Now, as we enter a future where mobility is undergoing significant shifts, the NJDOT is looking at ways to avoid expanding highways and limiting the number of cars on the roads by “pumping up” public transit.
“We want to make public transit both reliable and attractive to people,” Gutierrez-Scaccetti says. “So if I can’t make the turnpike bigger, I need to reduce the number of cars that ride on it. I need to preserve capacity for our trucks, because trucks are always going to be with us whether we like them or not.”

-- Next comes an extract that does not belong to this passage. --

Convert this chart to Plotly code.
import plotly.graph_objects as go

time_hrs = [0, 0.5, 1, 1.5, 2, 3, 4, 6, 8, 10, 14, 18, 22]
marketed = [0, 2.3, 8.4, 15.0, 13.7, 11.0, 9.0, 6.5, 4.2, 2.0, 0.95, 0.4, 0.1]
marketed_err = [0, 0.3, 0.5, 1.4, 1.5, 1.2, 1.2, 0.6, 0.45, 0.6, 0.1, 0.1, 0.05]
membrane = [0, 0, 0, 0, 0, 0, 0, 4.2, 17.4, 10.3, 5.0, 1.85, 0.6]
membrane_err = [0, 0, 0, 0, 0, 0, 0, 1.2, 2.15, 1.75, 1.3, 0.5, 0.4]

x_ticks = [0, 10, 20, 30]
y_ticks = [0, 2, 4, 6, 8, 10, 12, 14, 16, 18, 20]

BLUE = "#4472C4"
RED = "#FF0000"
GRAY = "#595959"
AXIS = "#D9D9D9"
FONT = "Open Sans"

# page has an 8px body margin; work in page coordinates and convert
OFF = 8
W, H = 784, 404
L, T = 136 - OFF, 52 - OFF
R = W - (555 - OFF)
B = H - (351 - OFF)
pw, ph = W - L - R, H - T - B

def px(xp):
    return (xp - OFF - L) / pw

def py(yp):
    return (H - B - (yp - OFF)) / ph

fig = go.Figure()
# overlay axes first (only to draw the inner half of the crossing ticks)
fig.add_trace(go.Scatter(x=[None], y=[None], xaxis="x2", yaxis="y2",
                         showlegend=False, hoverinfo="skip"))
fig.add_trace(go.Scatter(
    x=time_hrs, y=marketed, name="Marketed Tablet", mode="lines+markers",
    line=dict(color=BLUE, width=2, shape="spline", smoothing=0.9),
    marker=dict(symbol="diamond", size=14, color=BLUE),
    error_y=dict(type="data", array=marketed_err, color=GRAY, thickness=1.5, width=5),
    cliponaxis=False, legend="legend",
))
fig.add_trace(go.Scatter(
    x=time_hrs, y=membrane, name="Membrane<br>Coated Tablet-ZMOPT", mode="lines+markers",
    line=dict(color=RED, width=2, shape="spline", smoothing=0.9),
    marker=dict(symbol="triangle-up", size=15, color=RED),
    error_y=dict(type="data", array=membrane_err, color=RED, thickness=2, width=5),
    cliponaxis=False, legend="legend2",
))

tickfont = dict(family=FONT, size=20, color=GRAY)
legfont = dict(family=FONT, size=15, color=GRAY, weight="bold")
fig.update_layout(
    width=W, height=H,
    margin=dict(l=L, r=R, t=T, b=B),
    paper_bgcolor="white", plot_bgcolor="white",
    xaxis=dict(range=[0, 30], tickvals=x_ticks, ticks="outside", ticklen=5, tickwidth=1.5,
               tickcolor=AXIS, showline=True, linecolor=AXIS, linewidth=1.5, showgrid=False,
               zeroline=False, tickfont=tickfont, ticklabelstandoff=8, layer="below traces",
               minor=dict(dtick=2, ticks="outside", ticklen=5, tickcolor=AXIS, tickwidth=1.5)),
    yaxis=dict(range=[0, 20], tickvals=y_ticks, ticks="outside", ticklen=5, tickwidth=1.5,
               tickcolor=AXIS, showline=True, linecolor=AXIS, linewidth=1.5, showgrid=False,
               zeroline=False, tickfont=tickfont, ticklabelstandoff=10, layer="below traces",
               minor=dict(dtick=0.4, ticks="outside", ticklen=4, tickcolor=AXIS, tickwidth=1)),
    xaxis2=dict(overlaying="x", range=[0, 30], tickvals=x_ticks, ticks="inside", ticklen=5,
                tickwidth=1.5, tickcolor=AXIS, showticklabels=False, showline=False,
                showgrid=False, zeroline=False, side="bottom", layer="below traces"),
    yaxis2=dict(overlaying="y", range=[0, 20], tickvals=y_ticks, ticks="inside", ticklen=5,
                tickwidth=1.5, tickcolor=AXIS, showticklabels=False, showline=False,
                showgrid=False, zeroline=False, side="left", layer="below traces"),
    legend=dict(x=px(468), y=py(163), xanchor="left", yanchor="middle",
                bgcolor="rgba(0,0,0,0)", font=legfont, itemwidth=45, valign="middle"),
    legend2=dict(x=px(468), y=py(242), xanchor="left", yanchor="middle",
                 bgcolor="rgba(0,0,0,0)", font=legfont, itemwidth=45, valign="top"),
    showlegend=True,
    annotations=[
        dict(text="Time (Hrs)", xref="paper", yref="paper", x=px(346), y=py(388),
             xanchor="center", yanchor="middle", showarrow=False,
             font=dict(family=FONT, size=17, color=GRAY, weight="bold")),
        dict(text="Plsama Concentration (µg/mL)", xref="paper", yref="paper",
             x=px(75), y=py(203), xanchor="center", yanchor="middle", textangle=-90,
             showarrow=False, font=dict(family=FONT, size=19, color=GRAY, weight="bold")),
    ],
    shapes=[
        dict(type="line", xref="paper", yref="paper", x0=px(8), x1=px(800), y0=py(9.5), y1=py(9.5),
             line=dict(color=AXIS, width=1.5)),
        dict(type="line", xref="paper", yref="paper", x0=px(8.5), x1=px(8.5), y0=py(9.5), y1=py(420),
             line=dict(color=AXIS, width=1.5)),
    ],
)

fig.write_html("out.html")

The resulting plan involves a toll increase that supports not only the toll road’s needs, but it will also support the needs of public transit including the Gateway rail investment program. This program aims to improve “reliability, resiliency and redundancy” while creating new capacity for a critical section of the Northeast Corridor which is the most heavily used passenger rail line in the country.

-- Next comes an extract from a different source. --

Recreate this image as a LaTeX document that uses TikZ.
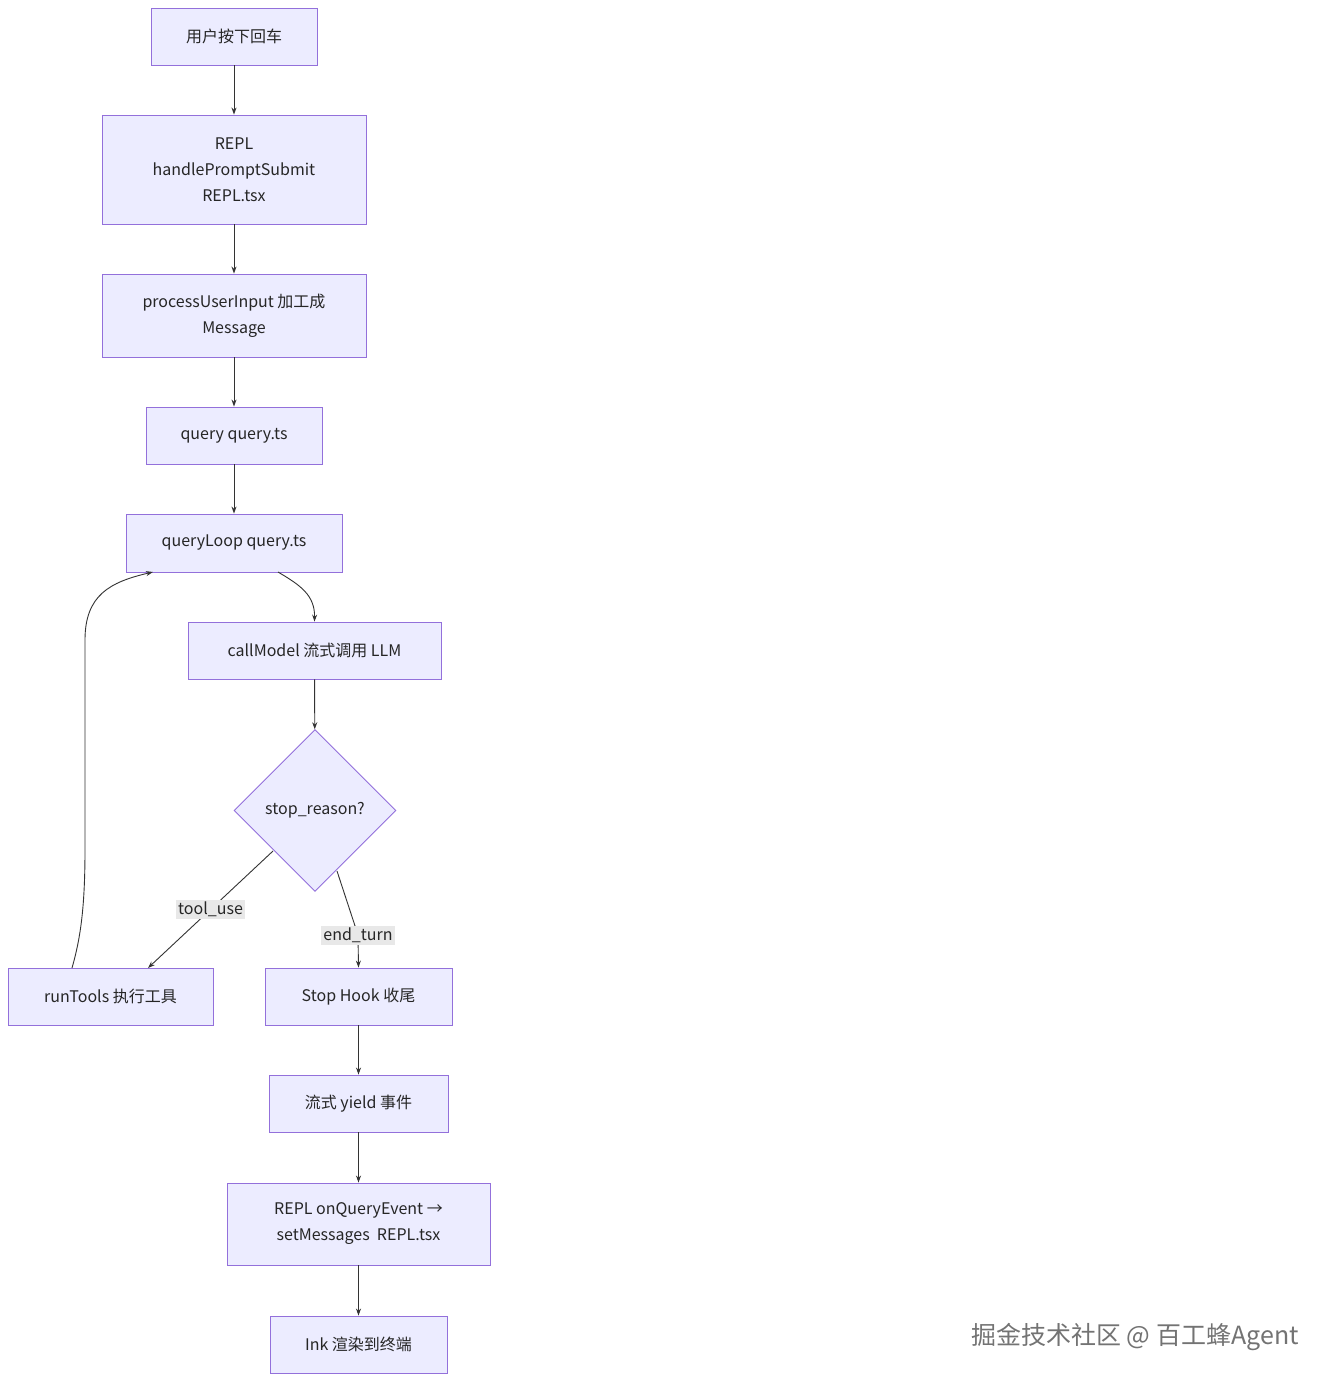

“NJDOT works in the most highly congested state in the country and we are asked to work on roads that are really busy all the time.”
“By 2028, the turnpike will be providing US$500 million a year in operating subsidy to transit so that they can continue to operate the trains and buses,” Gutierrez-Scaccetti says. It will pay for the construction of the new Hudson Tunnel while also covering debt service payments for the Portal North Bridge, also part of the Gateway program. NJDOT will work closely with the Gateway Program Development Corporation to achieve these goals.
“When all is said and done, the turnpike will be providing between US$650 and US$700 million a year in transit support while still maintaining its ability to run its program,” she says.
The scale and complexity of these ambitious programs is what really sets NJDOT apart, according to Gutierrez-Scaccetti, who has been overseeing around US$1 billion of work each year since she took up the position.
“NJDOT works in the most highly congested state in the country and we are asked to work on roads that are really busy all the time,” she says.
“I like to refer to us as small but mighty. We’re a small state, but we’re very, very determined to deliver on our mission of safe and efficient roadways, of storm response and incident management, certainly recovery, and we’ve got a great group of team members that share a passion for what we do.”